Robert Burns

Highland Laddie - Analysis

written in 1796

A love song that turns into a marching song

The poem begins as pure praise: she sees The bonniest lad she has ever seen, dressed in a plaid and fu' braw, crowned with a bonnet blue. But the poem’s central claim isn’t only that he is handsome; it’s that his outward Highland dress signals an inward steadiness. When she says His royal heart is firm and true, she links attraction to allegiance. Beauty and loyalty arrive as a single package.

The quick shift into his voice changes the stakes. He answers her admiration with noise and distance: Trumpets sound, cannons roar, and even the hills throw back echoes. The love lyric becomes a battlefield soundscape. In that turn, courtship is replaced by duty, and the poem starts asking whether affection can survive a cause that demands absence, danger, and possibly death.

Highland and Lawland: flirting across a border

The alternating refrains make the pair feel close, but the labels keep reminding us of a border between them. She calls him Highland laddie; he calls her Lawland lassie. The poem builds intimacy by repeating pet names, yet it also keeps their difference in view, as if desire must keep negotiating geography and culture. Even the clothing is a kind of flag: the plaid and bonnet blue aren’t neutral details but the look of a particular tradition, worn proudly and read instantly.

That difference matters because his speech is not a private vow; it’s a public enlistment. When he says Glory, Honour now invite him, the invitation comes from a world beyond the couple. The flirtation across Highland and Lowland becomes a relationship tested by politics, where identity isn’t just personal style but a reason to fight.

Freedom and King: the poem’s deliberate contradiction

One of the poem’s sharpest tensions sits inside a single line: he will fight For freedom and my King. Those two ideals can be uneasy companions, and the poem doesn’t smooth the conflict; it simply insists they belong together for him. She mirrors that insistence later when she sends him off to win renown and to secure your lawful King his crown. The repeated word lawful is doing argumentative work: it tries to make loyalty feel like justice, not mere partisanship.

Yet the emotional reality of the poem keeps tugging the other way. Her first stanza is all presence and closeness—she is watching him, taking in his clothes, his head, his heart. His reply is all distance and thunder. The contradiction is that the poem wants war to look noble while also letting us hear how war breaks the scene of love apart.

Her impossible promise: holding him steady against time

In the final section, she makes a vow that tries to overpower history itself: The sun a backward course shall take before his courage can be shaken. It’s an extravagant way of saying she believes in him absolutely, but it also exposes how fragile the situation is. You don’t reverse the sun unless you feel time moving toward catastrophe.
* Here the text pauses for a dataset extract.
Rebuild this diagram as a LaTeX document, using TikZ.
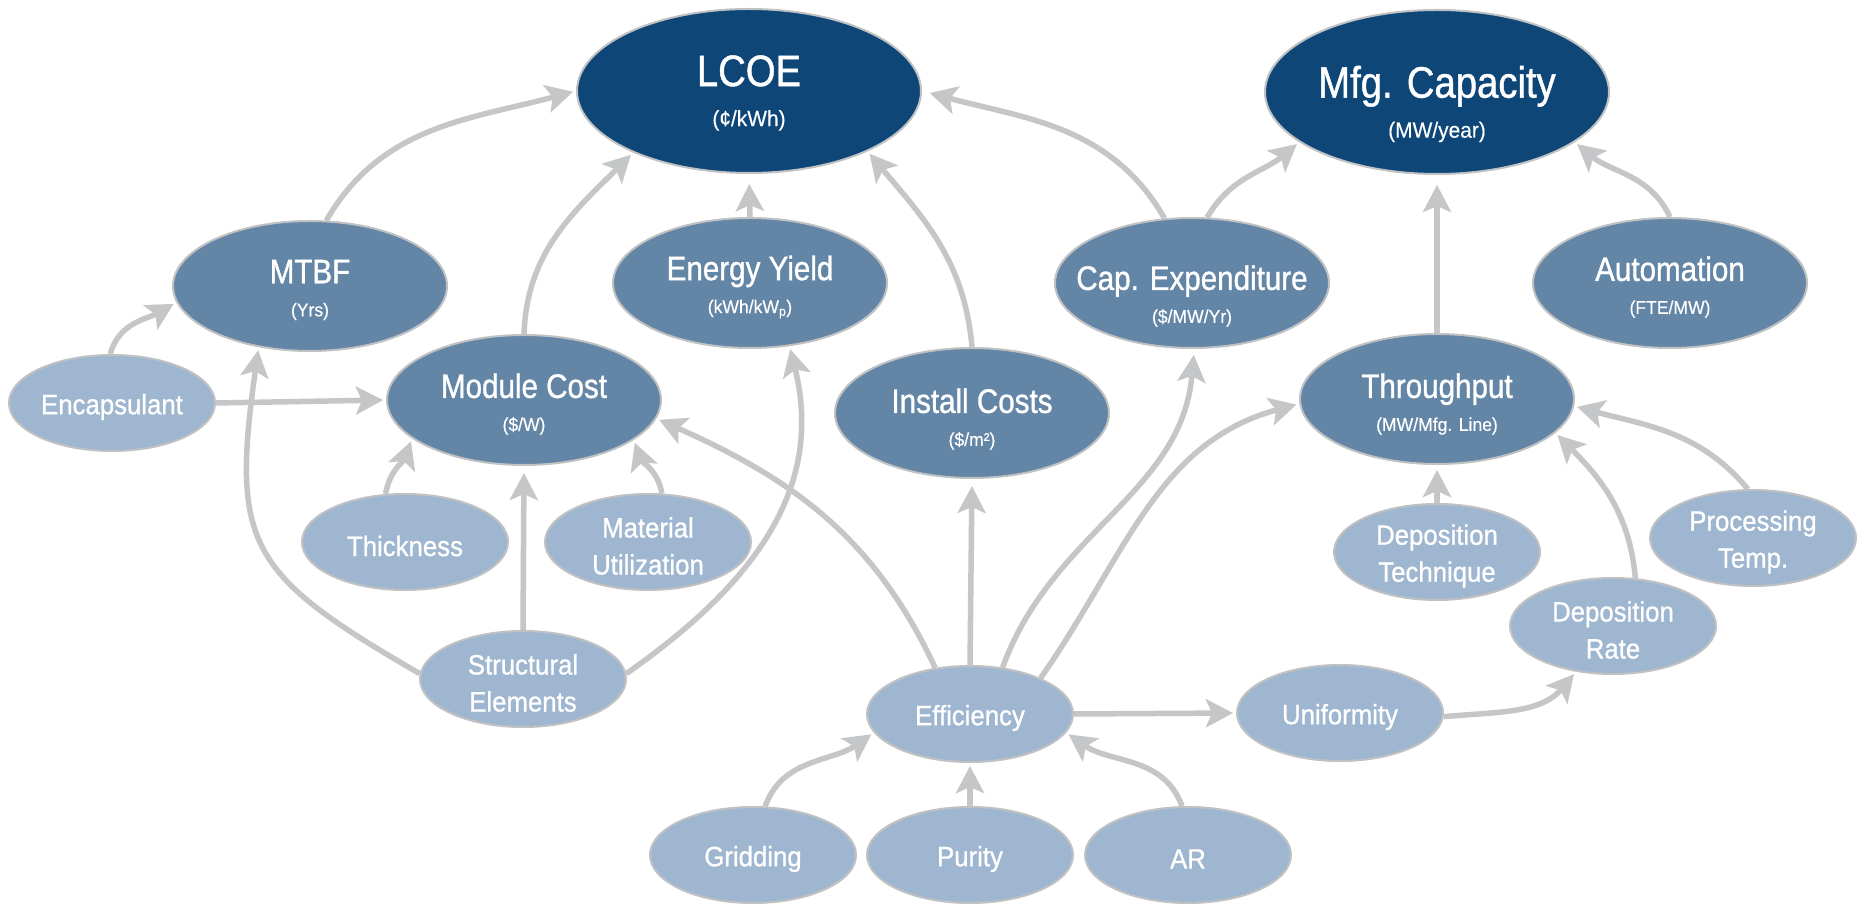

Her praise becomes a kind of protective spell, spoken against fear she never names.

Even her encouragement—Go, for yoursel procure renown—has a double edge. She is generous enough to release him, yet the poem’s tenderness lies in how she keeps calling him bonie even as she pushes him toward cannons. Love here is not a plea to stay; it is a demand that he remain himself—manly courage intact—while he enters a world designed to unmake people.

A sharper question the refrain keeps asking

The refrains sound like comfort, but they also feel like insistence, as if repeating Bonie laddie and Bonie lassie could hold the couple together across the roar of guns. If war needs songs to recruit and romance needs songs to endure, which song is the poem really singing: a lover’s blessing, or a cause’s advertisement? The answer may be that it is both at once, and that doubleness is exactly what makes the sweetness sting.